>> START
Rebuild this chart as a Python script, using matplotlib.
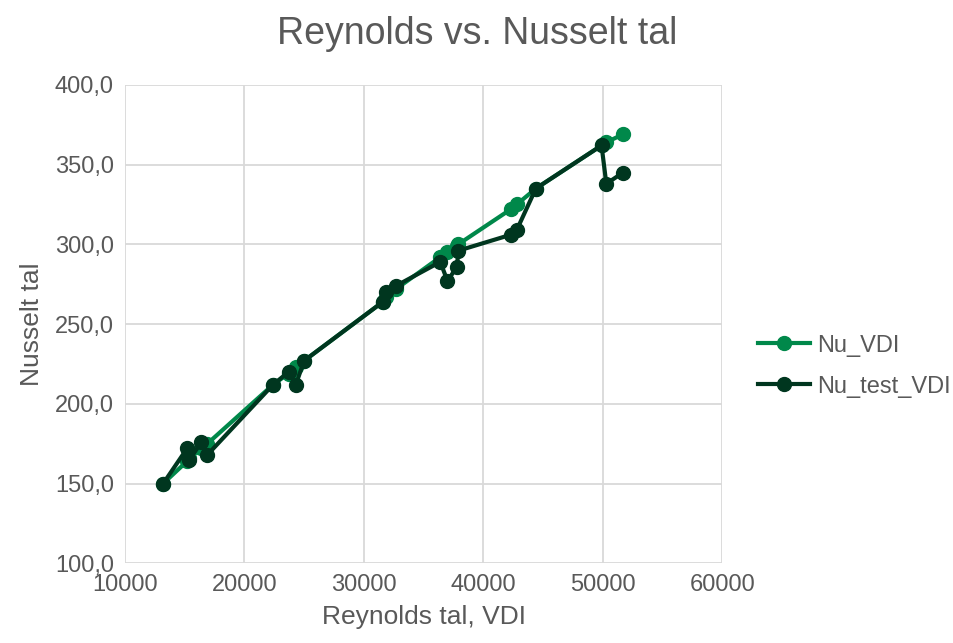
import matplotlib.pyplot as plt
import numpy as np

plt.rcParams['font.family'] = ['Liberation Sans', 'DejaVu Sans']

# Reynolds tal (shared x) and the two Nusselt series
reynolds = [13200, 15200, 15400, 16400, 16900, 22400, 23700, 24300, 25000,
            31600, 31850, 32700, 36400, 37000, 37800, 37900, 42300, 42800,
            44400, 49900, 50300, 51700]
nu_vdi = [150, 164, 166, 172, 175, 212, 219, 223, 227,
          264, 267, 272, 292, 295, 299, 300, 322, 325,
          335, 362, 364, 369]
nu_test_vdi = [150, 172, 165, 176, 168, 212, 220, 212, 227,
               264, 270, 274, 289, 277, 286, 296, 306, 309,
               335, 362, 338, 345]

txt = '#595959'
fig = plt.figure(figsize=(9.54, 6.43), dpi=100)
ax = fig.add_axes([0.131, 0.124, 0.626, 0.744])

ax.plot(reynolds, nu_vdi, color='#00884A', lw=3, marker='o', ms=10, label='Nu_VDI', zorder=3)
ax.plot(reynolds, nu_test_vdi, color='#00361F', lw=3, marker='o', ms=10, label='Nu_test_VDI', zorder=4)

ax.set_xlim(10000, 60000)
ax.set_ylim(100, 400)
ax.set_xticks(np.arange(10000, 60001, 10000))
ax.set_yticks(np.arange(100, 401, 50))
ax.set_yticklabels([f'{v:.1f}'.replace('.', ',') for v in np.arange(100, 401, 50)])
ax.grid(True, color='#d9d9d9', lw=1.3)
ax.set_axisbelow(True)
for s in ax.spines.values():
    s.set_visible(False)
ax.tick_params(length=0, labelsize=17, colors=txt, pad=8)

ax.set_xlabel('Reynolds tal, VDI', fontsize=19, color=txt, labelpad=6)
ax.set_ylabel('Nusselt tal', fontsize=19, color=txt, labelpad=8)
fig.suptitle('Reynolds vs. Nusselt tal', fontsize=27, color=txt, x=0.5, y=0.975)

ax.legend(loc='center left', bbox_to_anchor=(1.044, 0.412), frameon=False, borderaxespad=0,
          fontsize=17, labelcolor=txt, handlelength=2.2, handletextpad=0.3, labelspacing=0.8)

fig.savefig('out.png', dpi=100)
>> END
>> START
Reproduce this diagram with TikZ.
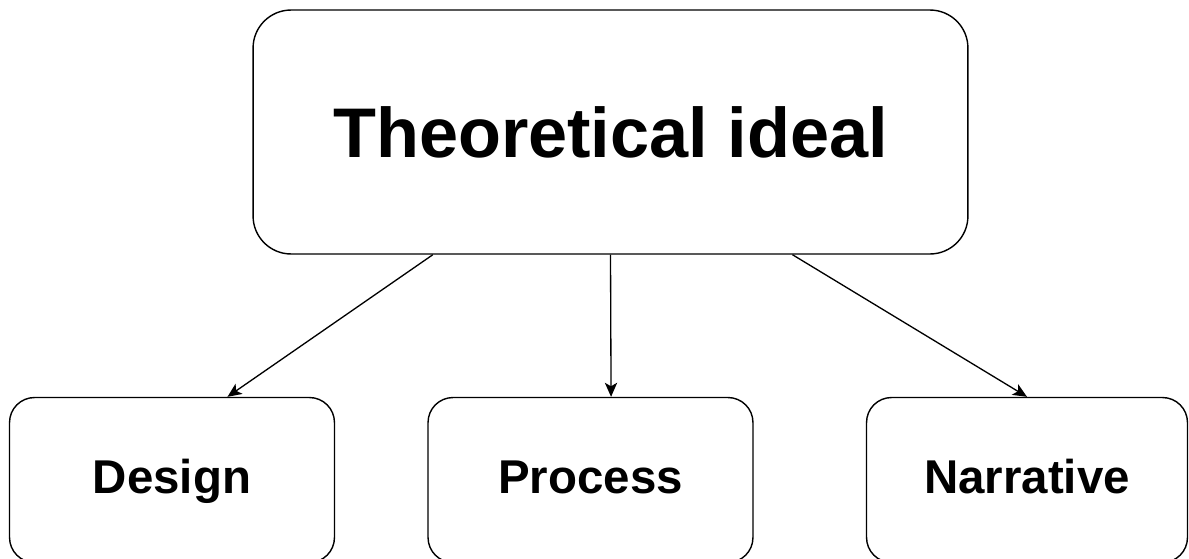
>> END
Written instruction
Reproduce exactly the run of lines beginning with the one that contains "Rebuild this chart" and ending with the one that contains "ax = fig.add_axes([0.131, 0.124, 0.626, 0.744])". Do not include pictures.

Response
Rebuild this chart as a Python script, using matplotlib.
import matplotlib.pyplot as plt
import numpy as np

plt.rcParams['font.family'] = ['Liberation Sans', 'DejaVu Sans']

# Reynolds tal (shared x) and the two Nusselt series
reynolds = [13200, 15200, 15400, 16400, 16900, 22400, 23700, 24300, 25000,
            31600, 31850, 32700, 36400, 37000, 37800, 37900, 42300, 42800,
            44400, 49900, 50300, 51700]
nu_vdi = [150, 164, 166, 172, 175, 212, 219, 223, 227,
          264, 267, 272, 292, 295, 299, 300, 322, 325,
          335, 362, 364, 369]
nu_test_vdi = [150, 172, 165, 176, 168, 212, 220, 212, 227,
               264, 270, 274, 289, 277, 286, 296, 306, 309,
               335, 362, 338, 345]

txt = '#595959'
fig = plt.figure(figsize=(9.54, 6.43), dpi=100)
ax = fig.add_axes([0.131, 0.124, 0.626, 0.744])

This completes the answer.